Another advanced area is the use of metamaterials—artificial structures engineered to have electromagnetic properties not found in nature. These can be used to create substrates with effectively near-zero permittivity, enabling extreme miniaturization, or to design unique surfaces that can enhance an antenna’s directivity and gain. While still largely in the R&D phase for commercial products, metamaterials hold the promise of revolutionizing antenna design by providing unprecedented control over the Antenna wave.

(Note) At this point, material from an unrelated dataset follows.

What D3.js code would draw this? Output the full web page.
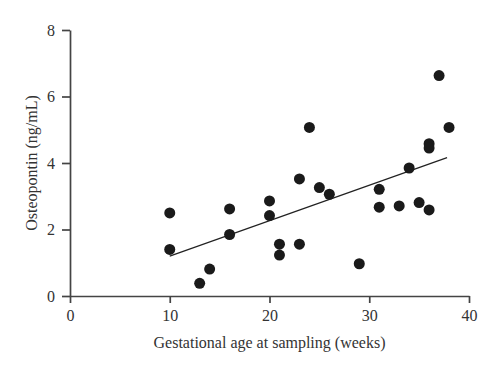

In practice, antenna design is always a compromise. The quest for maximum efficiency (favoring high-conductivity, low-loss materials) must be balanced against constraints of size, weight, cost, bandwidth, and durability. A military satellite antenna might use gold-plated invar for its superb stability, regardless of cost. A mass-produced Wi-Fi router antenna will use etched copper on a mid-grade RF laminate to hit a specific performance target at the lowest possible price. Understanding the precise impact of each material property allows engineers to make informed trade-offs and select the optimal material for the specific application, ensuring the final design performs as intended in its operational environment.